[begin DATA SECTION]

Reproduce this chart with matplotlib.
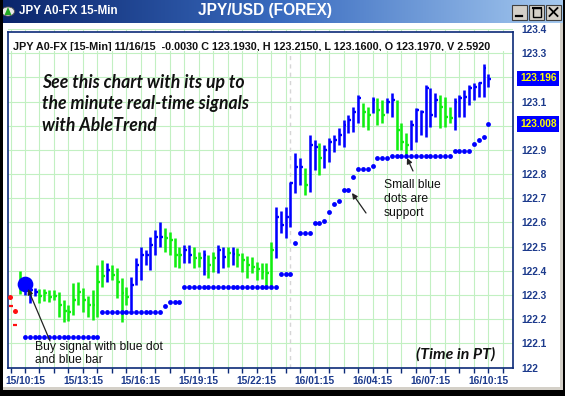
import numpy as np
import matplotlib.pyplot as plt
from matplotlib.patches import Rectangle, Circle, Polygon
from matplotlib.lines import Line2D
from matplotlib.text import Annotation
from matplotlib.transforms import Bbox
from matplotlib.colors import LinearSegmentedColormap

# 15-minute bars, index 0 = 15/10:15
bar_idx = list(range(-1, 97))
highs = [122.400, 122.366, 122.354, 122.329, 122.325, 122.325, 122.321, 122.321, 122.312, 122.279,
         122.259, 122.350, 122.354, 122.329, 122.296, 122.321, 122.424, 122.445, 122.432, 122.424,
         122.412, 122.370, 122.333, 122.374, 122.453, 122.499, 122.486, 122.540, 122.569, 122.602,
         122.577, 122.561, 122.536, 122.499, 122.507, 122.507, 122.499, 122.478, 122.486, 122.465,
         122.478, 122.507, 122.499, 122.499, 122.499, 122.494, 122.474, 122.461, 122.457, 122.437,
         122.432, 122.432, 122.519, 122.664, 122.648, 122.664, 122.767, 122.887, 122.867, 122.825,
         122.962, 122.941, 122.929, 122.921, 122.950, 122.962, 122.991, 123.024, 123.045, 123.078,
         123.127, 123.094, 123.078, 123.119, 123.115, 123.107, 123.115, 123.136, 123.107, 123.012,
         122.970, 123.024, 123.074, 123.065, 123.169, 123.156, 123.136, 123.127, 123.119, 123.078,
         123.115, 123.127, 123.148, 123.169, 123.177, 123.181, 123.256, 123.215]
lows = [122.304, 122.300, 122.267, 122.296, 122.267, 122.275, 122.271, 122.279, 122.209, 122.188,
        122.192, 122.217, 122.259, 122.230, 122.209, 122.197, 122.209, 122.333, 122.354, 122.362,
        122.288, 122.188, 122.259, 122.238, 122.341, 122.362, 122.424, 122.403, 122.465, 122.499,
        122.478, 122.465, 122.416, 122.412, 122.432, 122.432, 122.412, 122.416, 122.383, 122.370,
        122.395, 122.391, 122.412, 122.416, 122.424, 122.416, 122.395, 122.370, 122.391, 122.362,
        122.366, 122.333, 122.333, 122.453, 122.556, 122.536, 122.581, 122.722, 122.755, 122.714,
        122.726, 122.817, 122.797, 122.825, 122.850, 122.892, 122.921, 122.912, 122.970, 122.974,
        123.012, 122.995, 122.983, 123.053, 123.003, 123.012, 123.053, 123.036, 122.900, 122.900,
        122.879, 122.900, 122.933, 122.962, 122.954, 122.995, 123.036, 122.991, 122.995, 123.012,
        122.983, 123.036, 123.036, 123.086, 123.107, 123.119, 123.119, 123.160]
closes = [122.341, 122.350, 122.321, 122.312, 122.296, 122.308, 122.292, 122.296, 122.259, 122.234,
          122.230, 122.279, 122.312, 122.279, 122.259, 122.259, 122.354, 122.379, 122.403, 122.383,
          122.354, 122.308, 122.292, 122.341, 122.424, 122.465, 122.465, 122.507, 122.540, 122.540,
          122.536, 122.528, 122.465, 122.465, 122.486, 122.465, 122.453, 122.453, 122.465, 122.424,
          122.453, 122.486, 122.457, 122.474, 122.470, 122.465, 122.445, 122.424, 122.416, 122.408,
          122.395, 122.391, 122.486, 122.623, 122.590, 122.623, 122.763, 122.830, 122.830, 122.755,
          122.921, 122.912, 122.867, 122.900, 122.933, 122.941, 122.962, 123.003, 123.024, 123.057,
          123.115, 123.057, 123.045, 123.107, 123.065, 123.045, 123.099, 123.107, 122.983, 122.933,
          122.921, 123.003, 123.065, 123.057, 123.156, 123.045, 123.107, 123.078, 123.036, 123.032,
          123.099, 123.115, 123.119, 123.156, 123.161, 123.177, 123.239, 123.193]
# U = uptrend bar (blue), N = neutral bar (green)
trend = ("NUUUNNNNNNN" "NNNNNNNUNN" "NNUUUUUUUN" "NNNUUNNUNN" "UUNUNNNNNN"
         "NNUUUUUUNU" "UNUUUUUUUU" "NNUNNUUNNN" "UUUUUUNNNU" "UUUUUUU")

# AbleTrend support dots
support_idx = list(range(0, 97))
support_val = [122.127, 122.127, 122.127, 122.127, 122.127, 122.127, 122.127, 122.127, 122.127, 122.127,
               122.127, 122.127, 122.127, 122.127, 122.127, 122.127, 122.231, 122.231, 122.231, 122.231,
               122.231, 122.231, 122.231, 122.231, 122.231, 122.231, 122.231, 122.231, 122.231, 122.256,
               122.270, 122.270, 122.270, 122.334, 122.334, 122.334, 122.334, 122.334, 122.334, 122.334,
               122.334, 122.334, 122.334, 122.334, 122.334, 122.334, 122.334, 122.334, 122.334, 122.334,
               122.334, 122.334, 122.334, 122.387, 122.387, 122.387, 122.514, 122.555, 122.555, 122.555,
               122.599, 122.599, 122.607, 122.645, 122.676, 122.690, 122.734, 122.734, 122.787, 122.823,
               122.823, 122.823, 122.834, 122.868, 122.868, 122.868, 122.877, 122.877, 122.877, 122.877,
               122.877, 122.877, 122.877, 122.877, 122.877, 122.877, 122.877, 122.877, 122.877, 122.896,
               122.896, 122.896, 122.896, 122.923, 122.941, 122.955, 123.008]
buy_idx, buy_val = 0, 122.345
red_dot_idx = [-3.2, -2.0]
red_dot_val = [122.293, 122.235]
red_tick_idx = [-3.3, -2.5]
red_tick_val = [122.254, 122.176]

x_tick_pos = [0, 12, 24, 36, 48, 60, 72, 84, 96]
x_tick_labels = ["15/10:15", "15/13:15", "15/16:15", "15/19:15", "15/22:15",
                 "16/01:15", "16/04:15", "16/07:15", "16/10:15"]
y_ticks = [122.0, 122.1, 122.2, 122.3, 122.4, 122.5, 122.6, 122.7, 122.8, 122.9,
           123.0, 123.1, 123.2, 123.3, 123.4]
# 123 and 123.2 sit under the price flags
y_tick_labels = ["122", "122.1", "122.2", "122.3", "122.4", "122.5", "122.6", "122.7", "122.8",
                 "122.9", "", "123.1", "", "123.3", "123.4"]
last_price = 123.196
header = ("JPY A0-FX [15-Min] 11/16/15  -0.0030 C 123.1930, H 123.2150, "
          "L 123.1600, O 123.1970, V 2.5920")

W, H = 565, 396
BLUE = '#0000ff'
GREEN = '#11ee11'
NAVY = '#0c2a78'
LBL = '#1c3a8c'

def fx(x):
    return x / W

def fy(y):
    return 1 - y / H

fig = plt.figure(figsize=(W / 100, H / 100), dpi=100)
fig.patch.set_facecolor('white')

# window title bar
ax_t = fig.add_axes([0, fy(23), 1, 23 / H])
grad = np.linspace(0, 1, 256).reshape(1, -1)
ax_t.imshow(grad, aspect='auto', extent=[0, 1, 0, 1],
            cmap=LinearSegmentedColormap.from_list('tb', ['#0a246a', '#3a6cc0', '#a6caf0']))
ax_t.axis('off')
fig.add_artist(Circle((fx(8), fy(11.5)), 6.5 / W, transform=fig.transFigure,
                      fc='#e8e8e8', ec='#555555', lw=0.6, zorder=3))
fig.add_artist(Polygon([(fx(4.5), fy(15)), (fx(11.5), fy(15)), (fx(8), fy(7))],
                       closed=True, transform=fig.transFigure, fc='#22aa22', ec='none', zorder=4))
fig.text(fx(19), fy(11.5), "JPY A0-FX 15-Min", color='white', fontsize=8.4,
         fontweight='bold', va='center', ha='left', family='Liberation Sans')
fig.text(fx(265), fy(11), "JPY/USD (FOREX)", color='white', fontsize=11.2,
         fontweight='bold', va='center', ha='center', family='Liberation Sans')
for x0 in (512, 529, 546):
    fig.add_artist(Rectangle((fx(x0), fy(19.5)), 15 / W, 15 / H, transform=fig.transFigure,
                             fc='#d4d0c8', ec='#404040', lw=0.8, zorder=3))
fig.add_artist(Line2D([fx(515.5), fx(521.5)], [fy(16), fy(16)], transform=fig.transFigure,
                      color='black', lw=1.6, zorder=4))
fig.add_artist(Rectangle((fx(532.5), fy(16.5)), 8 / W, 8 / H, transform=fig.transFigure,
                         fc='none', ec='black', lw=1.0, zorder=4))
fig.add_artist(Line2D([fx(532.5), fx(540.5)], [fy(8), fy(8)], transform=fig.transFigure,
                      color='black', lw=1.5, zorder=4))
fig.add_artist(Line2D([fx(549.5), fx(557.5)], [fy(8), fy(16)], transform=fig.transFigure,
                      color='black', lw=1.3, zorder=4))
fig.add_artist(Line2D([fx(549.5), fx(557.5)], [fy(16), fy(8)], transform=fig.transFigure,
                      color='black', lw=1.3, zorder=4))

# price chart
ax = fig.add_axes([fx(8), fy(367.5), (513 - 8) / W, (367.5 - 29.1) / H])
ax.set_xlim(-3.52, 101.1)
ax.set_ylim(122.0, 123.4)

ax.set_xticks(x_tick_pos, x_tick_labels)
ax.set_xticks(np.arange(-3, 101, 3), minor=True)
ax.set_yticks(y_ticks, y_tick_labels)
ax.grid(True, which='both', color='#c2f0c2', lw=0.8)
ax.set_axisbelow(True)
ax.tick_params(axis='x', which='both', direction='out', length=3.6, width=1,
               color=NAVY, labelsize=7.3, labelcolor=LBL, pad=2.3)
ax.tick_params(axis='y', length=0, labelsize=7.3, labelcolor=LBL, pad=5.8)
ax.yaxis.tick_right()
for lbl in ax.get_xticklabels() + ax.get_yticklabels():
    lbl.set_fontweight('bold')
    lbl.set_family('Liberation Sans')
for s in ('left', 'right', 'bottom'):
    ax.spines[s].set_color(NAVY)
    ax.spines[s].set_linewidth(1.2)
ax.spines['top'].set_visible(False)
ax.spines['left'].set_bounds(122.0, 123.386)
ax.spines['right'].set_bounds(122.0, 123.386)

# day separator
ax.axvline(54.8, color='#d6d6d6', lw=1, ls=(0, (3, 3)), zorder=1)

cols = [BLUE if t == 'U' else GREEN for t in trend]
idx = np.array(bar_idx)
ax.vlines(idx, lows, highs, colors=cols, lw=1.85, zorder=3)
ax.hlines(closes, idx, idx + 0.6, colors=cols, lw=1.7, zorder=3)

ax.plot(support_idx, support_val, 'o', color=BLUE, ms=3.5, mec='none', zorder=4)
ax.plot(buy_idx, buy_val, 'o', color=BLUE, ms=11.3, mec='none', zorder=5)
ax.plot(red_dot_idx, red_dot_val, 'o', color='#ff1010', ms=3.6, mec='none', zorder=4)
ax.hlines(red_tick_val, red_tick_idx, np.array(red_tick_idx) + 0.8, colors='#ff1010', lw=1.6, zorder=4)

# price flags on the scale
for v in (last_price, support_val[-1]):
    ax.text(1.0 + 7 / 505, v, '%.3f' % v, transform=ax.get_yaxis_transform(),
            va='center', ha='left', color='#ffff00', fontsize=7.3, fontweight='bold',
            family='Liberation Sans', clip_on=False, zorder=6,
            bbox=dict(boxstyle='square,pad=0.28', fc=BLUE, ec='none'))

# header strip with the last bar values
fig.add_artist(Rectangle((fx(8.6), fy(51)), (512.4 - 8.6) / W, (51 - 32.4) / H,
                         transform=fig.transFigure, fc='white', ec='none', zorder=2))
fig.add_artist(Line2D([fx(8), fx(513)], [fy(32.4), fy(32.4)], transform=fig.transFigure,
                      color=NAVY, lw=1.2, zorder=3))
hdr = fig.text(fx(12.6), fy(46.5), header, fontsize=7.85, fontweight='bold',
               family='Liberation Sans', color='#111111', va='center', ha='left', zorder=4)
hdr.set_clip_box(Bbox.from_extents(8, H - 51, 492, H - 32))

# annotations
ital = dict(family=['Lato', 'DejaVu Sans'], style='italic', fontweight='bold', color='#111111')
for k, line in enumerate(["See this chart with its up to", "the minute real-time signals",
                          "with AbleTrend"]):
    fig.text(fx(42), fy(82.7 + 21.3 * k), line, fontsize=12.7, va='center', ha='left', **ital)
fig.text(fx(416.5), fy(354), "(Time in PT)", fontsize=11.4, va='center', ha='left', **ital)

body = dict(family='Liberation Sans', fontsize=8.7, color='#111111', va='center', ha='left')
for k, line in enumerate(["Small blue", "dots are", "support"]):
    fig.text(fx(384), fy(185 + 14.2 * k), line, **body)
fig.text(fx(35), fy(347.3), "Buy signal with blue dot", **body)
fig.text(fx(35), fy(360), "and blue bar", **body)

arrow = dict(arrowstyle='-|>', color='#222222', lw=0.9, mutation_scale=8, shrinkA=0, shrinkB=0)
for tail, head in [((366, 213), (352, 193)), ((413, 171), (407, 158)), ((50, 341), (28, 289))]:
    fig.add_artist(Annotation('', xy=(head[0], H - head[1]), xytext=(tail[0], H - tail[1]),
                              xycoords='figure pixels', textcoords='figure pixels',
                              arrowprops=arrow))

# window border
fig.add_artist(Rectangle((fx(560), 0), 3 / W, fy(23), transform=fig.transFigure,
                         fc='#d4d0c8', ec='none', zorder=3))
fig.add_artist(Rectangle((0, 0), 1, 9.5 / H, transform=fig.transFigure,
                         fc='#d4d0c8', ec='none', zorder=3))
fig.add_artist(Rectangle((0, 0), fx(2.5), 1, transform=fig.transFigure,
                         fc='black', ec='none', zorder=3))
fig.add_artist(Rectangle((0, 0), 1, 6 / H, transform=fig.transFigure,
                         fc='black', ec='none', zorder=3))
fig.add_artist(Rectangle((fx(563), 0), 2 / W, 1, transform=fig.transFigure,
                         fc='black', ec='none', zorder=3))

fig.savefig('out.png', dpi=100)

[end DATA SECTION]

### GIVEN INSTRUCTION
Pictures are excluded: retype only the lines from the beginning of the listing above through the line with "from matplotlib.colors import", both included.

### EXPECTED ANSWER
Reproduce this chart with matplotlib.
import numpy as np
import matplotlib.pyplot as plt
from matplotlib.patches import Rectangle, Circle, Polygon
from matplotlib.lines import Line2D
from matplotlib.text import Annotation
from matplotlib.transforms import Bbox
from matplotlib.colors import LinearSegmentedColormap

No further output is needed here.